A study published in the June 2006 Journal of the American Academy of Dermatology reported that 24 percent of Americans aged 18 through 50 are tattooed.

Of them, 17 percent were considering removal but hadn't gone through with it.

More people with tattoos would probably get them removed if the process were easier and more affordable, according to Michael "Spike" Sobol, manager of Ink Link Tattoos & Piercings in West Palm Beach, Fla.

Existing removal methods "take a nice piece of artwork and turn it into a smudge instead of completely erasing it," Koger said.

"Somebody could spend $200 on a tattoo and $10,000 removing it. It would take about 10 to 15 treatments of lasers and never make it go away completely."

Philadelphia-based Freedom-2's product, made with FDA-approved materials, features dye pigments inside microscopic capsules, according to the company.

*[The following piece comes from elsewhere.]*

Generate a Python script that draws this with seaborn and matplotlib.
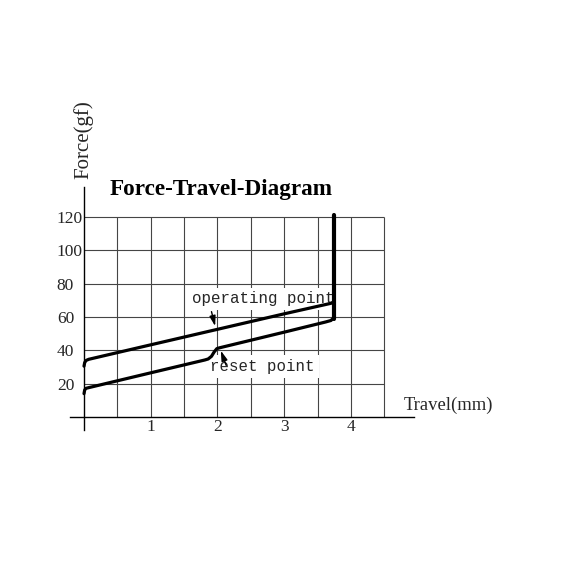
#!/usr/bin/env python3
"""Force-travel diagram of a switch: operating and reset curves on a mm grid."""

import matplotlib

matplotlib.use("Agg")
import matplotlib.pyplot as plt
import pandas as pd
import seaborn as sns

# grid and tick values (mm, gf)
GRID_TRAVEL = [0.5, 1.0, 1.5, 2.0, 2.5, 3.0, 3.5, 4.0, 4.5]
GRID_FORCE = [20, 40, 60, 80, 100, 120]
TRAVEL_TICKS = [1, 2, 3, 4]
FORCE_TICKS = [20, 40, 60, 80, 100, 120]

# operating (press) curve
OPERATING_TRAVEL = [0.0, 0.01, 0.03, 0.07, 1.0, 2.0, 3.0, 3.70, 3.735, 3.745]
OPERATING_FORCE = [30.5, 32.6, 33.9, 34.6, 43.3, 52.6, 61.9, 68.2, 68.9, 69.5]

# reset (release) curve
RESET_TRAVEL = [0.0, 0.01, 0.03, 0.07, 1.0, 1.81, 1.86, 1.91, 1.95, 1.99, 2.03,
                3.0, 3.62, 3.70, 3.735, 3.745]
RESET_FORCE = [14.0, 16.2, 17.2, 17.6, 26.5, 34.2, 34.8, 36.4, 39.0, 41.0, 41.5,
               50.9, 57.0, 57.9, 59.2, 61.0]

# end of stroke: vertical rise
STROKE_TRAVEL = [3.745, 3.745]
STROKE_FORCE = [59.0, 121.0]

LINE_COLOR = "black"
GRID_COLOR = "#454545"
TEXT_COLOR = "#262626"


def main() -> None:
    sns.set_theme(style="white")
    plt.rcParams["font.family"] = ["Liberation Serif", "DejaVu Serif"]

    fig = plt.figure(figsize=(5.64, 5.64), dpi=100)
    fig.patch.set_facecolor("white")
    ax = fig.add_axes([0.1241, 0.2376, 0.6106, 0.4309])
    ax.set_xlim(-0.21, 4.95)
    ax.set_ylim(-7.8, 138)
    ax.set_facecolor("white")

    # grid box 0..4.5 mm x 0..120 gf
    ax.vlines(GRID_TRAVEL, 0, max(GRID_FORCE), color=GRID_COLOR, lw=0.8, zorder=1)
    ax.hlines(GRID_FORCE, 0, max(GRID_TRAVEL), color=GRID_COLOR, lw=0.8, zorder=1)

    op_df = pd.DataFrame({"travel": OPERATING_TRAVEL, "force": OPERATING_FORCE})
    rs_df = pd.DataFrame({"travel": RESET_TRAVEL, "force": RESET_FORCE})
    st_df = pd.DataFrame({"travel": STROKE_TRAVEL, "force": STROKE_FORCE})
    for df, lw in ((op_df, 2.3), (rs_df, 2.3), (st_df, 3.0)):
        sns.lineplot(
            data=df, x="travel", y="force", sort=False, estimator=None,
            color=LINE_COLOR, lw=lw, ax=ax, zorder=5,
            solid_capstyle="round", solid_joinstyle="round",
        )

    # labels with white backing over the grid
    box = dict(boxstyle="square,pad=0.25", fc="white", ec="none")
    ax.text(1.62, 70.8, "operating point", family="Liberation Mono", fontsize=11.4,
            color=TEXT_COLOR, ha="left", va="center", bbox=box, zorder=3)
    ax.text(1.89, 30.2, "reset point", family="Liberation Mono", fontsize=11.3,
            color=TEXT_COLOR, ha="left", va="center", bbox=box, zorder=3)
    arrow = dict(arrowstyle="-|>,head_length=0.5,head_width=0.15", color=LINE_COLOR,
                 lw=1.0, shrinkA=0, shrinkB=0)
    ax.annotate("", xy=(1.965, 54.5), xytext=(1.91, 63.2), arrowprops=arrow, zorder=6)
    ax.annotate("", xy=(2.05, 39.8), xytext=(2.13, 31.0), arrowprops=arrow, zorder=6)

    # axes through the origin
    for side in ("top", "right"):
        ax.spines[side].set_visible(False)
    ax.spines["left"].set_position(("data", 0))
    ax.spines["bottom"].set_position(("data", 0))
    for side in ("left", "bottom"):
        ax.spines[side].set_color("black")
        ax.spines[side].set_linewidth(1.0)
        ax.spines[side].set_zorder(4)

    ax.set_xticks(TRAVEL_TICKS)
    ax.set_xticklabels([str(t) for t in TRAVEL_TICKS])
    ax.set_yticks(FORCE_TICKS)
    ax.set_yticklabels([str(f) for f in FORCE_TICKS], ha="left")
    ax.tick_params(axis="both", length=0, labelsize=12.5, labelcolor=TEXT_COLOR)
    ax.tick_params(axis="y", pad=19.6)
    ax.tick_params(axis="x", pad=1.5)
    ax.set_xlabel("")
    ax.set_ylabel("")
    ax.grid(False)

    fig.text(0.3918, 1 - 195 / 564, "Force-Travel-Diagram", fontsize=16.7,
             fontweight="bold", color="black", ha="center", va="baseline")
    fig.text(83.5 / 564, 1 - 140 / 564, "Force(gf)", fontsize=15, rotation=90,
             color=TEXT_COLOR, ha="center", va="center")
    fig.text(448 / 564, 1 - 405 / 564, "Travel(mm)", fontsize=13.4,
             color=TEXT_COLOR, ha="center", va="center")

    fig.savefig("out.png", dpi=100, facecolor="white")
    plt.close(fig)


if __name__ == "__main__":
    main()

Like other tattoos, they're applied with a needle, maintaining their color until the capsules rupture under laser.

Fortune Small Business listed the Freedom-2 tattoo as one of 10 big ideas coming from small businesses in 2007.

It was patented while Koger was a 1990s Duke University resident and researched and developed with colleagues there and at Harvard and Brown.

Freedom-2 is expected to become available this summer in tattoo parlors internationally and wholesale at www.freedom2inc.com.

Tattoos with this erasable ink are expected to cost more than traditional tattoos but less in instances where they're removed, Koger said.

"It might be a bigger draw for certain people," Sobol said. "Some of the more hard-core clients . . . working on total coverage probably are going to look at it a little negatively, because they're addicted to the permanence and rush you get (from the) fact that you can't take it off."

The erasable tattoo, through its capsule, Koger said, has the potential to launch glow-in-the-dark and "mood" tattoos that, like mood rings, "change in color depending on how flush you are."